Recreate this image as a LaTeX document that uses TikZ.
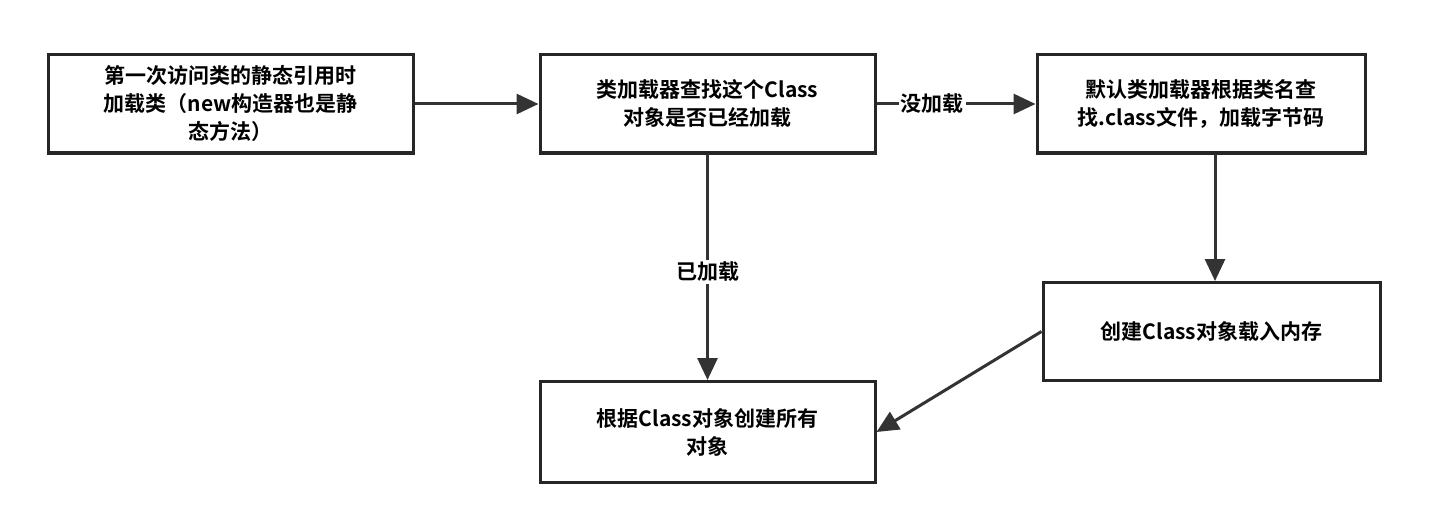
\documentclass[tikz,border=0pt]{standalone}
\usepackage{fontspec}
\newfontfamily\cjk{Noto Sans CJK SC}[BoldFont={Noto Sans CJK SC Bold}]
\usetikzlibrary{arrows.meta}
\begin{document}
\begin{tikzpicture}[x=1pt,y=-1pt,
  box/.style={draw=black!85,line width=3pt,minimum width=#1,minimum height=98pt,inner sep=0pt,align=center,font=\cjk\bfseries\fontsize{21}{28}\selectfont},
  arr/.style={draw=black!80,line width=3pt,-{Triangle[length=22pt,width=20pt]}},
  lbl/.style={font=\cjk\bfseries\fontsize{21}{28}\selectfont,fill=white,inner sep=2pt}]
\useasboundingbox (0,0) rectangle (1440,532);
\node[box=365pt] (a) at (230.5,104) {第一次访问类的静态引用时\\加载类（new构造器也是静\\态方法）};
\node[box=335pt] (b) at (707.5,104) {类加载器查找这个Class\\对象是否已经加载};
\node[box=328pt] (c) at (1201,104) {默认类加载器根据类名查\\找.class文件，加载字节码};
\node[box=337pt] (d) at (1211.5,331.5) {创建Class对象载入内存};
\node[box=335pt,minimum height=101pt] (e) at (707.5,432) {根据Class对象创建所有\\对象};
\draw[arr] (a.east) -- (b.west);
\draw[arr] (b.east) -- node[lbl,pos=0.35] (l1) {没加载} (c.west);
\draw[arr] (b.south) -- node[lbl,pos=0.52] (l2) {已加载} (e.north);
\draw[arr] (c.south -| 1215,0) -- (d.north -| 1215,0);
\draw[arr] (d.west) -- (e.east);
\end{tikzpicture}
\end{document}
═══
Given request:
Without including any picture, repeat the data exactly.

Exercise result:
Recreate this image as a LaTeX document that uses TikZ.
\documentclass[tikz,border=0pt]{standalone}
\usepackage{fontspec}
\newfontfamily\cjk{Noto Sans CJK SC}[BoldFont={Noto Sans CJK SC Bold}]
\usetikzlibrary{arrows.meta}
\begin{document}
\begin{tikzpicture}[x=1pt,y=-1pt,
  box/.style={draw=black!85,line width=3pt,minimum width=#1,minimum height=98pt,inner sep=0pt,align=center,font=\cjk\bfseries\fontsize{21}{28}\selectfont},
  arr/.style={draw=black!80,line width=3pt,-{Triangle[length=22pt,width=20pt]}},
  lbl/.style={font=\cjk\bfseries\fontsize{21}{28}\selectfont,fill=white,inner sep=2pt}]
\useasboundingbox (0,0) rectangle (1440,532);
\node[box=365pt] (a) at (230.5,104) {第一次访问类的静态引用时\\加载类（new构造器也是静\\态方法）};
\node[box=335pt] (b) at (707.5,104) {类加载器查找这个Class\\对象是否已经加载};
\node[box=328pt] (c) at (1201,104) {默认类加载器根据类名查\\找.class文件，加载字节码};
\node[box=337pt] (d) at (1211.5,331.5) {创建Class对象载入内存};
\node[box=335pt,minimum height=101pt] (e) at (707.5,432) {根据Class对象创建所有\\对象};
\draw[arr] (a.east) -- (b.west);
\draw[arr] (b.east) -- node[lbl,pos=0.35] (l1) {没加载} (c.west);
\draw[arr] (b.south) -- node[lbl,pos=0.52] (l2) {已加载} (e.north);
\draw[arr] (c.south -| 1215,0) -- (d.north -| 1215,0);
\draw[arr] (d.west) -- (e.east);
\end{tikzpicture}
\end{document}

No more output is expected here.